Program Advice and Technical Assistance
Program advisers have been available daily from late September, to deal with queries regarding Job Control Language, Fortran and Assembler coding. Towards the year end, the main task was to introduce new (external) users to the system. Detailed technical assistance was provided for several projects, in particular for the Queen Mary College/Liverpool/Daresbury/Rutherford experiment (S99) and to the Finance section of the Laboratory.
The User Support section intends to provide effective liaison between each user and the central computer organisation. For this purpose each user group has been asked to appoint a representative who has an overall idea of the computing work within the group. This will ensure that every user has at least a formal line of communication to the central organisation.
A watch has been kept on the weekly accounts of computer usage.
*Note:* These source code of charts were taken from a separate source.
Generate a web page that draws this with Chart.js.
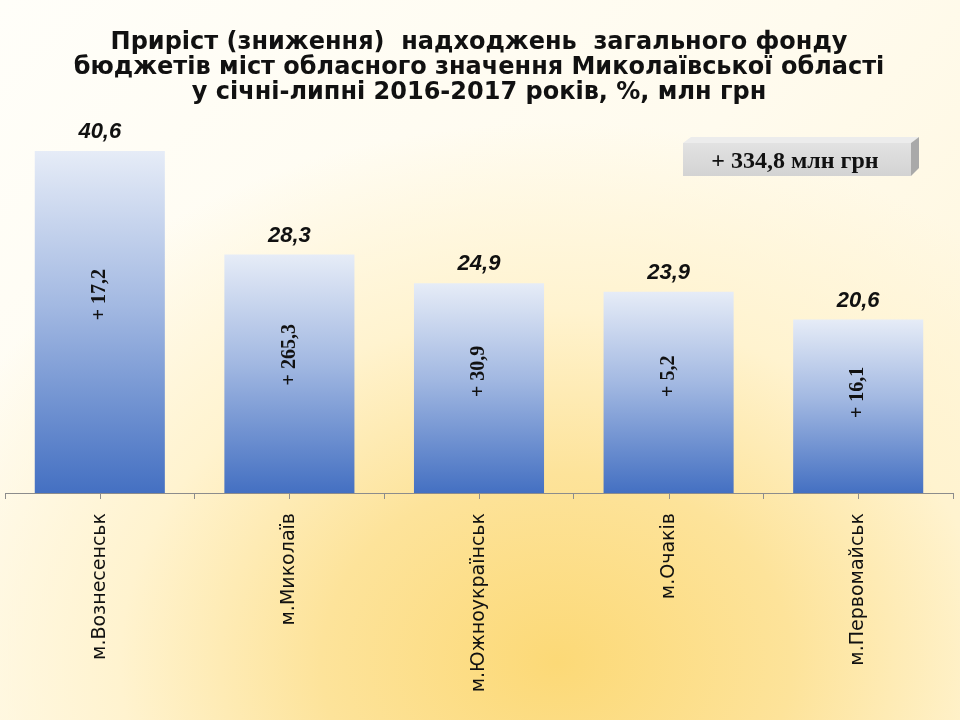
<!DOCTYPE html>
<html>
<head>
<meta charset="utf-8">
<script src="https://cdn.jsdelivr.net/npm/chart.js@4.4.1/dist/chart.umd.min.js"></script>
<style>
  html, body { margin: 0; padding: 0; }
  body {
    width: 960px; height: 720px; overflow: hidden;
    background:
      radial-gradient(ellipse 70% 75% at 58% 92%, #fcd977 0%, #fde39a 35%, #fff3cf 65%, rgba(255,252,240,0) 100%),
      linear-gradient(135deg, #fffef9 0%, #fffbee 50%, #fff4d4 100%);
  }
  #wrap { position: relative; width: 960px; height: 720px; }
</style>
</head>
<body>
<div id="wrap"><canvas id="c" width="960" height="720"></canvas></div>
<script>
const titleLines = [
  'Приріст (зниження)  надходжень  загального фонду',
  'бюджетів міст обласного значення Миколаївської області',
  'у січні-липні 2016-2017 років, %, млн грн'
];
const categories = ['м.Вознесенськ', 'м.Миколаїв', 'м.Южноукраїнськ', 'м.Очаків', 'м.Первомайськ'];
const growthPercent = [40.6, 28.3, 24.9, 23.9, 20.6];
const growthAmount = ['+ 17,2', '+ 265,3', '+ 30,9', '+ 5,2', '+ 16,1'];
const totalText = '+ 334,8 млн грн';

const fmt = v => v.toFixed(1).replace('.', ',');

const barLabels = {
  id: 'barLabels',
  afterDatasetsDraw(chart) {
    const ctx = chart.ctx;
    const meta = chart.getDatasetMeta(0);
    const xs = chart.scales.x;
    ctx.save();
    // centre tick marks
    ctx.strokeStyle = '#8c8c8c';
    ctx.lineWidth = 1;
    meta.data.forEach((bar, i) => {
      const x = Math.round(xs.getPixelForValue(i)) + 0.5;
      ctx.beginPath();
      ctx.moveTo(x, chart.chartArea.bottom);
      ctx.lineTo(x, chart.chartArea.bottom + 6);
      ctx.stroke();
    });
    meta.data.forEach((bar, i) => {
      // value above bar
      ctx.fillStyle = '#111';
      ctx.font = 'italic bold 22px "Liberation Sans", Arial, sans-serif';
      ctx.textAlign = 'center';
      ctx.textBaseline = 'bottom';
      ctx.fillText(fmt(growthPercent[i]), bar.x, bar.y - 8);
      // rotated amount inside bar
      const cy = bar.base - (bar.base - bar.y) * 0.58;
      ctx.save();
      ctx.translate(bar.x, cy);
      ctx.rotate(-Math.PI / 2);
      ctx.font = 'bold 20px "Liberation Serif", "Times New Roman", serif';
      ctx.textBaseline = 'middle';
      ctx.fillText(growthAmount[i], 0, 0);
      ctx.restore();
    });
    // 3D total box
    const bx = 683, by = 143, bw = 228, bh = 33, d = 8;
    ctx.fillStyle = '#ececec';
    ctx.beginPath();
    ctx.moveTo(bx, by); ctx.lineTo(bx + d, by - d + 2); ctx.lineTo(bx + bw + d, by - d + 2); ctx.lineTo(bx + bw, by);
    ctx.closePath(); ctx.fill();
    ctx.fillStyle = '#a9a9a9';
    ctx.beginPath();
    ctx.moveTo(bx + bw, by); ctx.lineTo(bx + bw + d, by - d + 2); ctx.lineTo(bx + bw + d, by + bh - d); ctx.lineTo(bx + bw, by + bh);
    ctx.closePath(); ctx.fill();
    const g = ctx.createLinearGradient(0, by, 0, by + bh);
    g.addColorStop(0, '#e2e2e2');
    g.addColorStop(1, '#d3d3d3');
    ctx.fillStyle = g;
    ctx.fillRect(bx, by, bw, bh);
    ctx.fillStyle = '#111';
    ctx.font = 'bold 24px "Liberation Serif", "Times New Roman", serif';
    ctx.textAlign = 'center';
    ctx.textBaseline = 'middle';
    ctx.fillText(totalText, bx + bw / 2 - 2, by + bh / 2 + 2);
    ctx.restore();
  }
};

new Chart(document.getElementById('c'), {
  type: 'bar',
  data: {
    labels: categories,
    datasets: [{
      data: growthPercent,
      barPercentage: 0.686,
      categoryPercentage: 1,
      backgroundColor(context) {
        const chart = context.chart;
        const ys = chart.scales.y;
        if (!chart.chartArea || !ys || context.dataIndex === undefined) return '#7f9fd8';
        const top = ys.getPixelForValue(growthPercent[context.dataIndex]);
        const bottom = ys.getPixelForValue(0);
        if (!isFinite(top) || !isFinite(bottom)) return '#7f9fd8';
        const g = chart.ctx.createLinearGradient(0, top, 0, bottom);
        g.addColorStop(0, '#e6ecf7');
        g.addColorStop(0.45, '#a3b9e2');
        g.addColorStop(1, '#4470c2');
        return g;
      },
      borderWidth: 0
    }]
  },
  plugins: [barLabels],
  options: {
    responsive: false,
    animation: false,
    layout: { padding: { left: 5, right: 7, top: 0, bottom: 0 } },
    plugins: {
      legend: { display: false },
      tooltip: { enabled: false },
      title: {
        display: true,
        text: titleLines,
        color: '#111',
        font: { family: '"DejaVu Sans", Verdana, sans-serif', size: 24, weight: 'bold', lineHeight: 1.04 },
        padding: { top: 30, bottom: 9 }
      }
    },
    scales: {
      y: { display: false, min: 0, max: 45 },
      x: {
        grid: { display: true, drawOnChartArea: false, offset: true, color: '#8c8c8c', tickLength: 6 },
        border: { display: true, color: '#8c8c8c' },
        ticks: {
          color: '#111',
          maxRotation: 90, minRotation: 90,
          padding: 14,
          font: { family: '"DejaVu Sans", Verdana, sans-serif', size: 19 }
        },
        afterFit(scale) { scale.height = 227; }
      }
    }
  }
});
</script>
</body>
</html>
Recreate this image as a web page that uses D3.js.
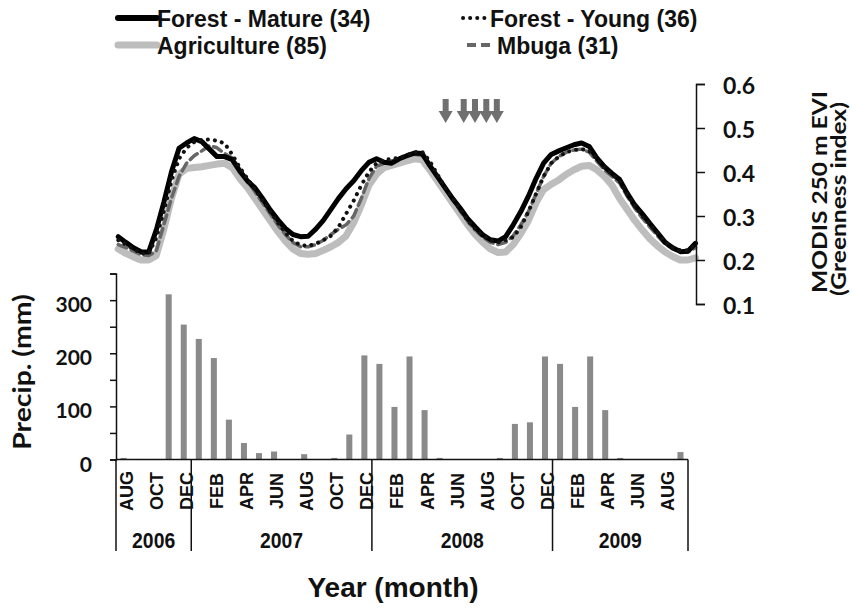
<!DOCTYPE html>
<html>
<head>
<meta charset="utf-8">
<script src="https://cdn.jsdelivr.net/npm/d3@7"></script>
<style>
  body { margin: 0; background: #fff; }
  svg { display: block; }
</style>
</head>
<body>
<svg id="chart" width="852" height="610"></svg>
<script>
// monthly precipitation, Aug 2006 .. Sep 2009
const months = ["AUG","SEP","OCT","NOV","DEC",
  "JAN","FEB","MAR","APR","MAY","JUN","JUL","AUG","SEP","OCT","NOV","DEC",
  "JAN","FEB","MAR","APR","MAY","JUN","JUL","AUG","SEP","OCT","NOV","DEC",
  "JAN","FEB","MAR","APR","MAY","JUN","JUL","AUG","SEP"];
const yearLabels = ["2006", "2007", "2008", "2009"];
const monthsPerYear = [5, 12, 12, 9];
const precip = [3, 1, 1, 311, 254,
  227, 191, 75, 31, 12, 15, 0, 10, 0, 3, 47, 196,
  180, 99, 194, 93, 3, 0, 0, 0, 3, 67, 70, 194,
  180, 99, 194, 93, 3, 0, 0, 0, 14];
const precipTicks = [0, 50, 100, 150, 200, 250, 300, 350];

// MODIS composites, position in months after Aug 2006 (mid-month = 0)
const eviMonths = d3.range(77).map(i => -0.35 + i * 0.5046);
const eviMature = [0.253,0.240,0.228,0.219,0.218,0.268,0.331,0.400,0.454,0.466,
  0.476,0.469,0.452,0.435,0.435,0.428,0.402,0.380,0.364,0.340,
  0.314,0.292,0.272,0.258,0.253,0.254,0.270,0.290,0.315,0.340,
  0.362,0.380,0.403,0.422,0.430,0.422,0.420,0.430,0.437,0.443,
  0.442,0.415,0.390,0.365,0.340,0.318,0.294,0.275,0.257,0.246,
  0.243,0.253,0.280,0.310,0.345,0.385,0.420,0.440,0.448,0.455,
  0.462,0.466,0.458,0.432,0.412,0.397,0.383,0.352,0.325,0.305,
  0.283,0.262,0.240,0.228,0.219,0.220,0.238];
const eviYoung = [0.245,0.235,0.225,0.215,0.215,0.250,0.310,0.380,0.430,0.455,
  0.468,0.473,0.474,0.471,0.465,0.440,0.410,0.385,0.360,0.335,
  0.310,0.285,0.262,0.243,0.234,0.232,0.237,0.245,0.255,0.275,
  0.305,0.335,0.370,0.400,0.420,0.428,0.430,0.432,0.438,0.445,
  0.446,0.425,0.395,0.365,0.340,0.315,0.290,0.270,0.255,0.245,
  0.240,0.245,0.252,0.275,0.310,0.350,0.390,0.420,0.435,0.445,
  0.450,0.452,0.448,0.430,0.410,0.395,0.380,0.350,0.323,0.300,
  0.280,0.260,0.240,0.228,0.222,0.222,0.235];
const eviAgri = [0.225,0.215,0.207,0.200,0.200,0.210,0.270,0.340,0.395,0.408,
  0.410,0.412,0.415,0.418,0.420,0.410,0.385,0.365,0.340,0.315,
  0.290,0.265,0.243,0.225,0.215,0.213,0.215,0.222,0.230,0.240,
  0.255,0.285,0.325,0.370,0.395,0.410,0.415,0.420,0.425,0.430,
  0.428,0.405,0.380,0.355,0.330,0.305,0.280,0.258,0.240,0.225,
  0.217,0.218,0.235,0.260,0.290,0.330,0.360,0.372,0.382,0.395,
  0.405,0.413,0.415,0.405,0.390,0.370,0.340,0.315,0.290,0.268,
  0.248,0.232,0.218,0.208,0.200,0.200,0.205];
const eviMbuga = [0.235,0.228,0.220,0.212,0.210,0.220,0.280,0.340,0.390,0.420,
  0.437,0.448,0.460,0.455,0.442,0.432,0.405,0.380,0.355,0.330,
  0.305,0.280,0.258,0.240,0.230,0.230,0.235,0.245,0.258,0.270,
  0.280,0.300,0.340,0.385,0.413,0.420,0.425,0.430,0.437,0.440,
  0.438,0.415,0.390,0.363,0.338,0.312,0.288,0.268,0.252,0.240,
  0.235,0.240,0.255,0.280,0.310,0.350,0.390,0.420,0.435,0.445,
  0.450,0.452,0.445,0.425,0.405,0.390,0.375,0.345,0.318,0.295,
  0.275,0.255,0.237,0.225,0.218,0.218,0.228];
const eviTicks = [0.1, 0.2, 0.3, 0.4, 0.5, 0.6];
const legendNames = ["Forest - Mature (34)", "Forest - Young (36)", "Agriculture (85)", "Mbuga (31)"];

// sampling dates (arrows), in the same month units
const arrowMonths = [21.4, 22.6, 23.35, 24.1, 24.8];

const svg = d3.select("#chart");
const numFont = "Lato, 'Open Sans', sans-serif";
const arial = "Arial, 'Liberation Sans', sans-serif";

const xBand = d3.scaleBand().domain(d3.range(months.length)).range([116, 688]);
const xm = d3.scaleLinear().domain([-0.5, months.length - 0.5]).range([116, 688]);
const yP = d3.scaleLinear().domain([0, 350]).range([459.5, 273.6]);
const yE = d3.scaleLinear().domain([0.1, 0.6]).range([304, 84]);

// bars
svg.append("g").selectAll("rect").data(precip).join("rect")
  .attr("x", (d, i) => xBand(i) + xBand.bandwidth() * 0.3)
  .attr("width", xBand.bandwidth() * 0.4)
  .attr("y", d => yP(d))
  .attr("height", d => yP(0) - yP(d))
  .attr("fill", "#8a8a8a");

// left axis
const gl = svg.append("g").attr("transform", "translate(116,0)")
  .call(d3.axisLeft(yP).tickValues(precipTicks).tickSize(6).tickPadding(18)
    .tickFormat(d => d % 100 === 0 ? d : ""));
gl.selectAll("path, line").attr("stroke", "#111").attr("stroke-width", 1.5);
gl.selectAll("text").attr("font-family", numFont).attr("font-weight", "bold")
  .attr("font-size", 21).attr("fill", "#111").attr("dy", "0.55em");

// category axis: baseline, year dividers, labels
svg.append("line").attr("x1", 116).attr("x2", 688).attr("y1", yP(0)).attr("y2", yP(0))
  .attr("stroke", "#111").attr("stroke-width", 1.5);
const yearStarts = d3.cumsum([0, ...monthsPerYear]);
svg.append("g").selectAll("line").data(yearStarts).join("line")
  .attr("x1", d => d < months.length ? xBand(d) : 688)
  .attr("x2", d => d < months.length ? xBand(d) : 688)
  .attr("y1", yP(0)).attr("y2", 551)
  .attr("stroke", "#111").attr("stroke-width", 1.5);
svg.append("g").selectAll("text").data(months.map((m, i) => ({ m, i })).filter(d => d.i % 2 === 0))
  .join("text")
  .attr("transform", d => `translate(${xBand(d.i) + xBand.bandwidth() / 2 + 3},491) rotate(-90)`)
  .attr("text-anchor", "middle").attr("dominant-baseline", "central")
  .attr("font-family", arial).attr("font-weight", "bold").attr("font-size", 18).attr("fill", "#111")
  .text(d => d.m);
svg.append("g").selectAll("text").data(yearLabels).join("text")
  .attr("transform", (d, i) => {
    const a = xBand(yearStarts[i]);
    const b = yearStarts[i + 1] < months.length ? xBand(yearStarts[i + 1]) : 688;
    return `translate(${(a + b) / 2},548) scale(0.88,1)`;
  })
  .attr("text-anchor", "middle")
  .attr("font-family", arial).attr("font-weight", "bold")
  .attr("font-size", 22).attr("fill", "#111")
  .text(d => d);

// EVI lines
const series = [
  { v: eviAgri, stroke: "#bdbdbd", w: 7, dash: null },
  { v: eviMbuga, stroke: "#666", w: 3.5, dash: "9 5" },
  { v: eviMature, stroke: "#000", w: 5, dash: null },
  { v: eviYoung, stroke: "#111", w: 4, dash: "0.1 7" }
];
const line = d3.line().x(d => xm(d[0])).y(d => yE(d[1]));
svg.append("g").selectAll("path").data(series).join("path")
  .attr("d", s => line(eviMonths.map((m, i) => [m, s.v[i]])))
  .attr("fill", "none")
  .attr("stroke", s => s.stroke)
  .attr("stroke-width", s => s.w)
  .attr("stroke-dasharray", s => s.dash)
  .attr("stroke-linecap", "round")
  .attr("stroke-linejoin", "round");

// right axis
const gr = svg.append("g").attr("transform", "translate(696,0)")
  .call(d3.axisRight(yE).tickValues(eviTicks).tickSize(9).tickPadding(18).tickFormat(d3.format(".1f")));
gr.selectAll("path, line").attr("stroke", "#111").attr("stroke-width", 1.5);
gr.selectAll("text").attr("font-family", numFont).attr("font-weight", "bold")
  .attr("font-size", 23).attr("fill", "#111").attr("dy", "0.42em");

// arrows
svg.append("g").selectAll("path").data(arrowMonths).join("path")
  .attr("d", m => {
    const x = xm(m);
    return `M${x - 3},99 L${x + 3},99 L${x + 3},111 L${x + 7},111 L${x},123 L${x - 7},111 L${x - 3},111 Z`;
  })
  .attr("fill", "#707070");

// titles
svg.append("text").attr("transform", "translate(31,372) rotate(-90) scale(1.18,1)")
  .attr("text-anchor", "middle").attr("font-family", numFont).attr("font-weight", "bold")
  .attr("font-size", 24).attr("fill", "#111").text("Precip. (mm)");
svg.append("text").attr("transform", "translate(827,192) rotate(-90) scale(1.17,1)")
  .attr("text-anchor", "middle").attr("font-family", numFont).attr("font-weight", "bold")
  .attr("font-size", 21).attr("fill", "#111").text("MODIS 250 m EVI");
svg.append("text").attr("transform", "translate(846,199) rotate(-90) scale(1.17,1)")
  .attr("text-anchor", "middle").attr("font-family", numFont).attr("font-weight", "bold")
  .attr("font-size", 21).attr("fill", "#111").text("(Greenness index)");
svg.append("text").attr("x", 393).attr("y", 597).attr("text-anchor", "middle")
  .attr("font-family", arial).attr("font-weight", "bold").attr("font-size", 28).attr("fill", "#111")
  .text("Year (month)");

// legend
const legendPos = [
  { x1: 118, x2: 157, tx: 157, y: 18 },
  { x1: 463, x2: 489, tx: 490, y: 18 },
  { x1: 118, x2: 157, tx: 157, y: 45 },
  { x1: 467, x2: 490, tx: 497, y: 45 }
];
const legendStyle = [
  { stroke: "#000", w: 6, dash: null, cap: "round" },
  { stroke: "#111", w: 4, dash: "0.1 7", cap: "round" },
  { stroke: "#bdbdbd", w: 7, dash: null, cap: "round" },
  { stroke: "#666", w: 4, dash: "9 5", cap: "butt" }
];
const lg = svg.append("g").selectAll("g").data(legendNames).join("g");
lg.append("line")
  .attr("x1", (d, i) => legendPos[i].x1).attr("x2", (d, i) => legendPos[i].x2)
  .attr("y1", (d, i) => legendPos[i].y).attr("y2", (d, i) => legendPos[i].y)
  .attr("stroke", (d, i) => legendStyle[i].stroke)
  .attr("stroke-width", (d, i) => legendStyle[i].w)
  .attr("stroke-dasharray", (d, i) => legendStyle[i].dash)
  .attr("stroke-linecap", (d, i) => legendStyle[i].cap);
lg.append("text")
  .attr("x", (d, i) => legendPos[i].tx).attr("y", (d, i) => legendPos[i].y + 9)
  .attr("font-family", arial).attr("font-weight", "bold").attr("font-size", 23).attr("fill", "#111")
  .text(d => d);
</script>
</body>
</html>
The User Support section was involved in the voluntary restraint introduced for a very busy period in early summer, and will participate actively in the new accounting system to be introduced next year.
Assistance was given in producing the second issue of CIGAR (Computer Introductory Guide And Reference), the Computing and Automation Division's Quarterly Reports, the Introduction to Central Computer Facilities and numerous bulletins and reports.
A fortnightly series Seminars on Computing was arranged, concentrating during 1971 on on-line computing. Two courses of lectures were organised, one on ASSEMBLER language, the other on the ELECTRIC system. Each course was attended by about 50 persons. The program libraries have been extended during the year, and a full list appears in CIGAR.